また、スマホ版ではただタップすることでハッキングができますが、PS4のコントローラーではそうもいきません。UIまわりでさまざまなアイコンが同時に画面に表示されて、プレイヤーが混乱しないように遊びやすくするのは一番時間がかかりました。たぶん見てもわからないとは思うんですが、いろいろなロジックが使われているんです。どの機能をコントローラのどのボタン割り当てるのかなど、作るのは大変だったけれど楽しかったですね。
――カメラの配置やキャラクターの位置を考える上で、マップ構造の作り込みも大変だったんでしょうね。
『バイオハザード』のように“このドアは見えているが、今は開けられない”みたいなネタが僕は好きなんです。でも、実際に作るのは想像以上に大変でした。『République』だと、“あるエピソードの最後にもらうカギを使って、もう1個のカギを手に入れると、別のエピソードで使える”といった、エピソード単位で連動した仕組みも作り込んだのですが、制作はとても大変でした。なので、こういうゲームがなかなか出ないんじゃないかと思います。
――スマホのゲームのように、比較的わかりやすいゲームにしたほうがユーザーは受け入れてくれるかもしれないけれど、そのぶん複雑なおもしろさというのが削れてしまう。本作ではその複雑な面白さをあえてスマホのゲームに詰め込んでいるんですね。
スマホだけではなくて、家庭用ゲームだと『コール オブ デューティ』はまっすぐにしか進めないので、その垣根は低くなっているのかもしれません。最近のゲームで一番インパクトがあったのは『DARK SOULS(ダークソウル)』ですね。チュートリアルもまったくなくて、自分自身で理解しながら進んでいくゲームはなかなかないので、ある意味新鮮だなと思いました。
――PS4版での追加要素にはどんなものがあるのでしょうか?
スマホ版では、兵士が持っているフロッピーディスクに実在するiOS用ゲームが入っていたんですが、PS4版ではSCE(ソニー・コンピュータエンタテインメント)のゲームやPS4のゲームが出てくるようになっています。

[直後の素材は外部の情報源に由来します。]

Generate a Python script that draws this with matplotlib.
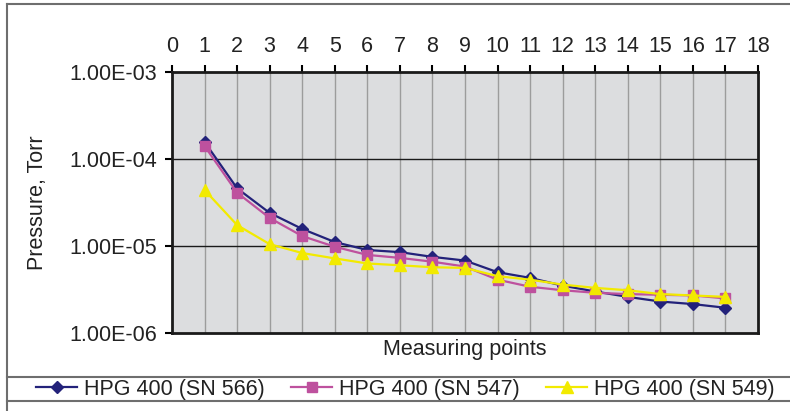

許可をもらうのがすごく大変でした(笑)。
さらに、新しいコスチュームが追加されています。詳しい内容はまだお伝えできませんが、ただのコスチューム替えではありませんので楽しみにしていてください。また、兵士がどこにいるかわかるレーダー機能も、PS4版では追加される予定です。
――『République』の世界観を使って、もっといろいろなことをやってみたい、という野望のようなものはありますか?
チームとがんばって作った世界観なので、1つのゲームだけではなく、映画や小説などいろいろな展開を考えてはいます。もし続編などでこの世界観を使ってゲームを作るチャンスがあったら、監視カメラを通じてのゲームではない、別の何かにしようと思っています。
――発売を楽しみにしている日本のゲームユーザーにメッセージをお願いします。
日本でも発売することができたら、どういうリアクションが返ってくるのかな、とずっと考えていました。ガンホーさんのおかげで発売することができるようになりましたし、発売日にはぜったいに日本に行ってどういうリアクションがあるのかを確かめたいと思っています。その日が来るのを本当に楽しみにしています。
こういうゲームはなかなか出ないので、「90年代に出ていたようなゲームをこの時代でも体験できるなんて最高だ!」と思ってくださる人もいるんじゃないかと思います。楽しみにしていてください!